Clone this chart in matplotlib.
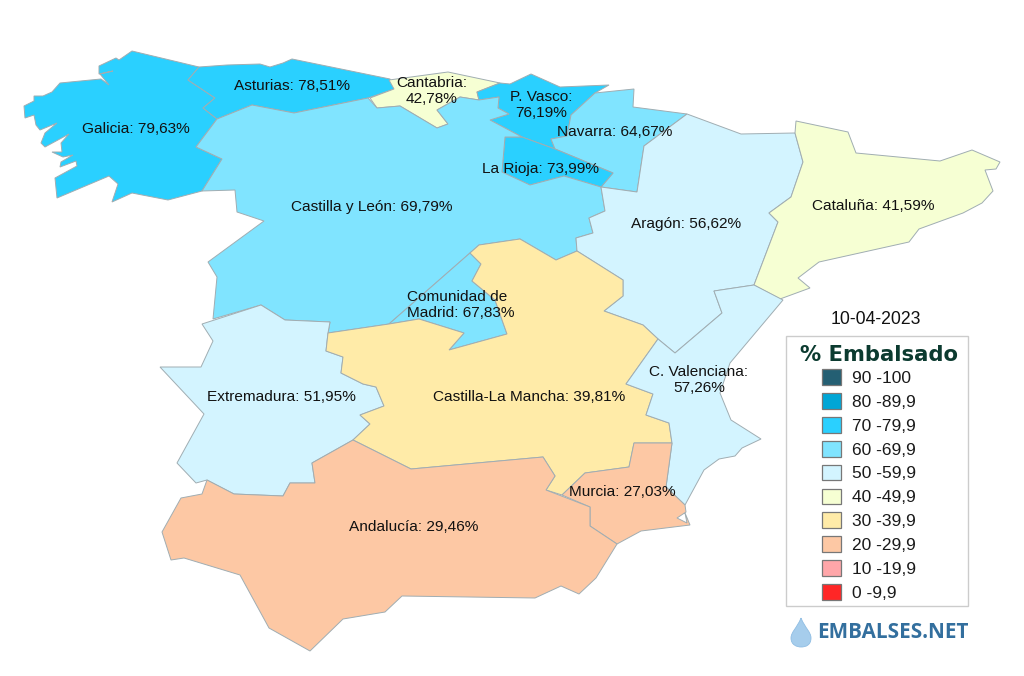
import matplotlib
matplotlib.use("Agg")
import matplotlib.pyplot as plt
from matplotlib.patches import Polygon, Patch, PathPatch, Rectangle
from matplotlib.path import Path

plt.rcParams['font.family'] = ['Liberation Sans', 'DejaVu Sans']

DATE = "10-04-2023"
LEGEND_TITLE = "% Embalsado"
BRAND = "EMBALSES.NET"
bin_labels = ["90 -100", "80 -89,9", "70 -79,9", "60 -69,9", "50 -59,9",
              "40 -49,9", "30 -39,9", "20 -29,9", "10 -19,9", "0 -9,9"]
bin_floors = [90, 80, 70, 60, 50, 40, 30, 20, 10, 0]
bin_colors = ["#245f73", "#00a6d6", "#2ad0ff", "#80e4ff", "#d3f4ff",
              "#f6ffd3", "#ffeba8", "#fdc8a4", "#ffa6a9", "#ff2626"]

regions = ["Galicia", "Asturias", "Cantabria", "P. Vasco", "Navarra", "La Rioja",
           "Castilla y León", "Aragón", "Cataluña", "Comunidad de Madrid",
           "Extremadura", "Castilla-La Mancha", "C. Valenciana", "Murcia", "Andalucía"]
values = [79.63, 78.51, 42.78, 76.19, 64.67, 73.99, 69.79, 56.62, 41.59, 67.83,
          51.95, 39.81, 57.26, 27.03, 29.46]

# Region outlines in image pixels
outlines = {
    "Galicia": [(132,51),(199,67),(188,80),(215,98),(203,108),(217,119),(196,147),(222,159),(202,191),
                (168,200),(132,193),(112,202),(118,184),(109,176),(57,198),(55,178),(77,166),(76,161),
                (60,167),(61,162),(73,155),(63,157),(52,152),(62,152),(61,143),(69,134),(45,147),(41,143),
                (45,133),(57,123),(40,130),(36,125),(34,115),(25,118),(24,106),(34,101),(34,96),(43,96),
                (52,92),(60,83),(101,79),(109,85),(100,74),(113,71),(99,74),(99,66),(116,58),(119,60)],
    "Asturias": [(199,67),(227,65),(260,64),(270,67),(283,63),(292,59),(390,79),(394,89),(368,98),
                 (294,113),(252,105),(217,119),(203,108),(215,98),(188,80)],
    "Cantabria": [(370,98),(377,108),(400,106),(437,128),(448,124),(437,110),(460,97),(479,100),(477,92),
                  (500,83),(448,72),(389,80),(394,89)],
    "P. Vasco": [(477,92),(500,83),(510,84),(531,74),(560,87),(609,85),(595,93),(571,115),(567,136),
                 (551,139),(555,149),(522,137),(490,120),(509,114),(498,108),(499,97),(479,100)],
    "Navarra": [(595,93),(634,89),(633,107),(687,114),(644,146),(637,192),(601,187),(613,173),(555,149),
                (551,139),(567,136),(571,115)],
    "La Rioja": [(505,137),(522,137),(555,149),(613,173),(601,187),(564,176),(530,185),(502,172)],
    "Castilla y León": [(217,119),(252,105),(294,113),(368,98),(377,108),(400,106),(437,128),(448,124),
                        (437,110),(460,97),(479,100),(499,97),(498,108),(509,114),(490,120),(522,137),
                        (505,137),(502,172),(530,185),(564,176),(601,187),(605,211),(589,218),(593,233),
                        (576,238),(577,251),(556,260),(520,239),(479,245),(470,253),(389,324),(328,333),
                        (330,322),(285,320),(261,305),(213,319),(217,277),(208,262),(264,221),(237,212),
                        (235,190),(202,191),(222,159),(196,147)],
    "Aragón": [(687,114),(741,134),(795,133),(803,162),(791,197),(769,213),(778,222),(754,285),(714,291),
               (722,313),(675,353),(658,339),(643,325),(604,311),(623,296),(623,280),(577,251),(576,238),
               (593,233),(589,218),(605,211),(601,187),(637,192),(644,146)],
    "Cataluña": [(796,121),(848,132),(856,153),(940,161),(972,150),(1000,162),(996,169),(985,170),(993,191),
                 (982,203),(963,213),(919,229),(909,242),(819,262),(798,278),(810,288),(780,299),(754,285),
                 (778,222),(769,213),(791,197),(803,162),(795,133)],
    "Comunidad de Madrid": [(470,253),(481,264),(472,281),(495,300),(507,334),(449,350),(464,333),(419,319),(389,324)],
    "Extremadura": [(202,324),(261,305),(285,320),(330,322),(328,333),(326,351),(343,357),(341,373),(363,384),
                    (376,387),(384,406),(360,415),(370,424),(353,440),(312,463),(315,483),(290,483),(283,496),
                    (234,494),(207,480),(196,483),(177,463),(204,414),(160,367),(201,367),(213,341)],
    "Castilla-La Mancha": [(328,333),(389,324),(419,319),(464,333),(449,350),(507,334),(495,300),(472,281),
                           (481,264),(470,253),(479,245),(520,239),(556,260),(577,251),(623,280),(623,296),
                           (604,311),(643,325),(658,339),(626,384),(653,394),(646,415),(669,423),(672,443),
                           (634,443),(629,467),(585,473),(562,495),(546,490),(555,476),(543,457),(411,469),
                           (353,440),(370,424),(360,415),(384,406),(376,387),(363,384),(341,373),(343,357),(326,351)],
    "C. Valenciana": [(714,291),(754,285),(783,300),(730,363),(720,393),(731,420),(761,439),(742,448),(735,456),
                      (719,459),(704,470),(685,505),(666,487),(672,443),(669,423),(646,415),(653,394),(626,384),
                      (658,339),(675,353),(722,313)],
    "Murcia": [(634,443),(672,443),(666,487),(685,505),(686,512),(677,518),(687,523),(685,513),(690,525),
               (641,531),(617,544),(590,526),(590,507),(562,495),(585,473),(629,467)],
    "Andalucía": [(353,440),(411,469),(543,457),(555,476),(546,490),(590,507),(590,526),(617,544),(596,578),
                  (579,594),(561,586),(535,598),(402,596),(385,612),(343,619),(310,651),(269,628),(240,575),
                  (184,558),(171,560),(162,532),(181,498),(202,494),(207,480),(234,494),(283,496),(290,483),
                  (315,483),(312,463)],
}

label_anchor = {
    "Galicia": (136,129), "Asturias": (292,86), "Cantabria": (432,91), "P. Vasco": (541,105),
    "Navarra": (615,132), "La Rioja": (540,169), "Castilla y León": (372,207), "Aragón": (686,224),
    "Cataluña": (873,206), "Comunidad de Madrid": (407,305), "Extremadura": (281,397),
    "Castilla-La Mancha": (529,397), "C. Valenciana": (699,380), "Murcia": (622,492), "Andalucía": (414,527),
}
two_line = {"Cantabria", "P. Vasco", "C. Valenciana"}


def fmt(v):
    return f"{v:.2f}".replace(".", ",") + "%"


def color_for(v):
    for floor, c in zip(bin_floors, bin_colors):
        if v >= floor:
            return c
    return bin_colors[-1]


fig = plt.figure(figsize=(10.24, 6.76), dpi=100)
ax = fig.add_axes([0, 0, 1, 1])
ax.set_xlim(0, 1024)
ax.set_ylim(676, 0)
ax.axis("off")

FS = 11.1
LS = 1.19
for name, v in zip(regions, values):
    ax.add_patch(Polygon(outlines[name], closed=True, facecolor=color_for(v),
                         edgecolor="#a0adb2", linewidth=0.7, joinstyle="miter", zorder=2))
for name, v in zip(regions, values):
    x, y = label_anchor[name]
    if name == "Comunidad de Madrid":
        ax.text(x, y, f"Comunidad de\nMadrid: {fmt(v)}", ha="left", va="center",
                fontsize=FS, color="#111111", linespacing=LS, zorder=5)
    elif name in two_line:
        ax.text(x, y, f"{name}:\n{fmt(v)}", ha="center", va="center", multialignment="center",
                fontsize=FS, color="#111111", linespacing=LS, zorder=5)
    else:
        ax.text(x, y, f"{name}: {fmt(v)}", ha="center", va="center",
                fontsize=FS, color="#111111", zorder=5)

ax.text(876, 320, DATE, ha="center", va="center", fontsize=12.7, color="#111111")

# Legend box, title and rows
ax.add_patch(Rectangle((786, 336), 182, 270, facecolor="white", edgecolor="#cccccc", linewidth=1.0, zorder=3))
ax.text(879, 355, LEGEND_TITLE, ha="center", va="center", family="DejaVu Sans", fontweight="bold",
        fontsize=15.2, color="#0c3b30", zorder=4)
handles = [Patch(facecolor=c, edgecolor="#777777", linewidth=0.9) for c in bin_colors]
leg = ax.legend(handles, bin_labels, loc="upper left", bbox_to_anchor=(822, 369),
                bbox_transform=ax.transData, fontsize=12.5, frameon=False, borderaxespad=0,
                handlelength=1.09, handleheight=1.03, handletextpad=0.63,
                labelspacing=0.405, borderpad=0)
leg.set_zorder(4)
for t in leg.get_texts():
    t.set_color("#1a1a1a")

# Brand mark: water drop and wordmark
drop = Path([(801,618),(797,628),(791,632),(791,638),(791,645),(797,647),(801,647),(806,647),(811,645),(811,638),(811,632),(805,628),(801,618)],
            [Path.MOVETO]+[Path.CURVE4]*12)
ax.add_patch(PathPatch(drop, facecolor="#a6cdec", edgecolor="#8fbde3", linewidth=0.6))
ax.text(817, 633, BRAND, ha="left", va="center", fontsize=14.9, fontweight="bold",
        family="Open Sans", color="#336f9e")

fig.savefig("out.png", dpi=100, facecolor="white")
######
Problem: Up to and including the line containing "plt.rcParams['font.family'] = ['Liberation", repeat every line from the start of the data, but none of the pictures.

Complete response:
Clone this chart in matplotlib.
import matplotlib
matplotlib.use("Agg")
import matplotlib.pyplot as plt
from matplotlib.patches import Polygon, Patch, PathPatch, Rectangle
from matplotlib.path import Path

plt.rcParams['font.family'] = ['Liberation Sans', 'DejaVu Sans']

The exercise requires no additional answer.